Do I still use my phone? Obviously. I’m not writing this on a typewriter. But the relationship has changed.
- My screen stays cracked (a reminder of the lesson).
- Notifications are mostly off (blissful silence).
- I leave it in another room during meals (talk to the humans, you weirdo).
- I take walks without it (clouds still look like Gary sometimes).
- I look people in the eye (even when it’s awkward).
- I embrace the boredom (hello, terrible doodles!).
The world didn’t end when my phone broke. Mine began again – louder, messier, and infinitely more connected.
Your Turn, Fellow Screen Zombies!
Alright, confession time: I kinda miss Jerry the pigeon.

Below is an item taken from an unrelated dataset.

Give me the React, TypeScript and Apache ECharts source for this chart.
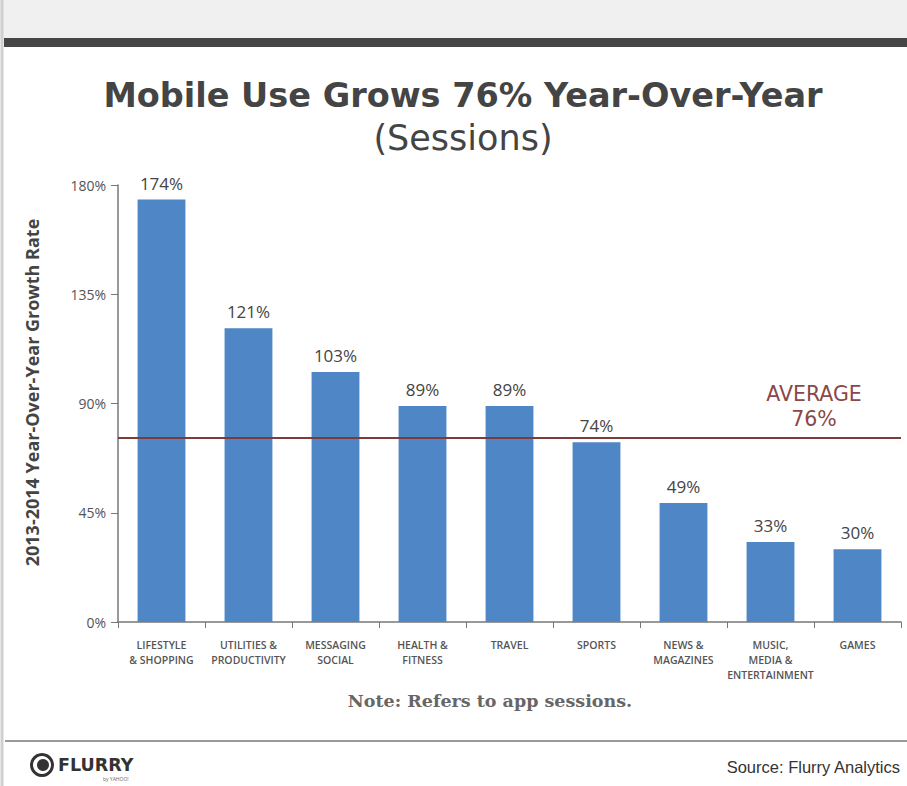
import React, { useEffect, useRef } from "react";
import * as echarts from "echarts";

const categories = [
  "LIFESTYLE\n& SHOPPING",
  "UTILITIES &\nPRODUCTIVITY",
  "MESSAGING\nSOCIAL",
  "HEALTH &\nFITNESS",
  "TRAVEL",
  "SPORTS",
  "NEWS &\nMAGAZINES",
  "MUSIC,\nMEDIA &\nENTERTAINMENT",
  "GAMES",
];
const growth = [174, 121, 103, 89, 89, 74, 49, 33, 30];
const average = 76;
const yTicks = { min: 0, max: 180, interval: 45 };

const TITLE = "Mobile Use Grows 76% Year-Over-Year";
const SUBTITLE = "(Sessions)";
const Y_NAME = "2013-2014 Year-Over-Year Growth Rate";
const NOTE = "Note: Refers to app sessions.";
const SOURCE = "Source: Flurry Analytics";
const AVG_LABEL = "AVERAGE";

const SANS = "'Open Sans', Lato, sans-serif";
const WIDE = "'DejaVu Sans', 'Open Sans', sans-serif";

export default function App() {
  const ref = useRef<HTMLDivElement>(null);
  useEffect(() => {
    if (!ref.current) return;
    const chart = echarts.init(ref.current, undefined, { renderer: "svg" });
    const W = 907;
    const option: any = {
      animation: false,
      backgroundColor: "#ffffff",
      grid: { left: 118, right: 6, top: 185, bottom: 164, containLabel: false },
      xAxis: {
        type: "category",
        data: categories,
        axisLine: { lineStyle: { color: "#777", width: 1.5 } },
        axisTick: { show: true, length: 6, interval: 0, lineStyle: { color: "#777" } },
        axisLabel: {
          interval: 0,
          margin: 15,
          fontFamily: SANS,
          fontSize: 10.5,
          fontWeight: 600,
          color: "#555",
          lineHeight: 15,
        },
      },
      yAxis: {
        type: "value",
        min: yTicks.min,
        max: yTicks.max,
        interval: yTicks.interval,
        name: Y_NAME,
        nameLocation: "middle",
        nameGap: 77,
        nameTextStyle: { fontFamily: SANS, fontSize: 18, fontWeight: "bold", color: "#444", padding: [0, 0, 0, 22] },
        axisLine: { show: true, lineStyle: { color: "#777", width: 1.5 } },
        axisTick: { show: true, length: 7, lineStyle: { color: "#777" } },
        splitLine: { show: false },
        axisLabel: {
          formatter: "{value}%",
          fontFamily: SANS,
          fontSize: 14,
          color: "#555",
          margin: 12,
        },
      },
      series: [
        {
          type: "bar",
          data: growth,
          barWidth: "55%",
          itemStyle: { color: "#4f86c6" },
          label: {
            show: true,
            position: "top",
            distance: 8,
            formatter: "{c}%",
            fontFamily: SANS,
            fontSize: 17,
            color: "#444",
          },
          markLine: {
            symbol: "none",
            silent: true,
            label: { show: false },
            lineStyle: { color: "#7d3b3b", width: 2, type: "solid" },
            data: [{ yAxis: average }],
          },
        },
      ],
    };
    chart.setOption(option);
    const avgY = chart.convertToPixel({ yAxisIndex: 0 }, average) as number;
    const avgStyle = {
      fontFamily: WIDE,
      fontSize: 20.5,
      fill: "#8a4848",
      align: "center",
      verticalAlign: "middle",
    };
    chart.setOption({
      graphic: [
        { type: "rect", silent: true, z: -10, shape: { x: 0, y: 0, width: W, height: 38 }, style: { fill: "#f0f0f0" } },
        { type: "rect", silent: true, shape: { x: 4, y: 38, width: W, height: 9 }, style: { fill: "#464646" } },
        { type: "line", silent: true, shape: { x1: 2, y1: 0, x2: 2, y2: 786 }, style: { stroke: "#cfcfcf", lineWidth: 3 } },
        { type: "line", silent: true, shape: { x1: 5, y1: 741, x2: W, y2: 741 }, style: { stroke: "#999", lineWidth: 2 } },
        {
          type: "text",
          x: 463,
          y: 95,
          style: { text: TITLE, fontFamily: WIDE, fontSize: 33.5, fontWeight: "bold", fill: "#444", align: "center", verticalAlign: "middle" },
        },
        {
          type: "text",
          x: 463,
          y: 138,
          style: { text: SUBTITLE, fontFamily: WIDE, fontSize: 35, fill: "#444", align: "center", verticalAlign: "middle" },
        },
        { type: "text", x: 814, y: avgY - 43, style: { ...avgStyle, text: AVG_LABEL } },
        { type: "text", x: 814, y: avgY - 18, style: { ...avgStyle, text: average + "%" } },
        {
          type: "text",
          x: 490,
          y: 701,
          style: { text: NOTE, fontFamily: "'DejaVu Serif', serif", fontSize: 17.5, fontWeight: "bold", fill: "#666", align: "center", verticalAlign: "middle" },
        },
        {
          type: "text",
          x: 900,
          y: 767,
          style: { text: SOURCE, fontFamily: "'Liberation Sans Narrow', 'Liberation Sans', Arial, sans-serif", fontSize: 16.5, fill: "#333", align: "right", verticalAlign: "middle" },
        },
        { type: "ring", silent: true, shape: { cx: 42, cy: 765, r: 12, r0: 9 }, style: { fill: "#333" } },
        { type: "circle", silent: true, shape: { cx: 43, cy: 765, r: 6 }, style: { fill: "#333" } },
        {
          type: "text",
          x: 58,
          y: 765,
          style: { text: "FLURRY", fontFamily: "'DejaVu Sans', sans-serif", fontSize: 17.5, fontWeight: "bold", fill: "#333", verticalAlign: "middle" },
        },
        {
          type: "text",
          x: 103,
          y: 779,
          style: { text: "by YAHOO!", fontFamily: SANS, fontSize: 5, fill: "#666", verticalAlign: "middle" },
        },
      ],
    });
    return () => chart.dispose();
  }, []);
  return (
    <div
      ref={ref}
      style={{ position: "absolute", left: 0, top: 0, width: 907, height: 786 }}
    />
  );
}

Now it’s YOUR turn. When did being unplugged shock you back into real life? Did a dead battery lead to a park bench revelation? Did a forgotten charger spark an actual conversation? Spill your digital detox disasters (and miracles) below! Let’s build a tribe of people brave enough to look up.
Go on. Share your screen-free scandal. Bonus points if pigeons or rogue shopping carts were involved.
Signed,
The Girl Who Talks to Strangers (and Pigeons) & Proud Owner of a Permanently Cracked Perspective
(Still draws mustaches on cat photos. Some traditions must live on.)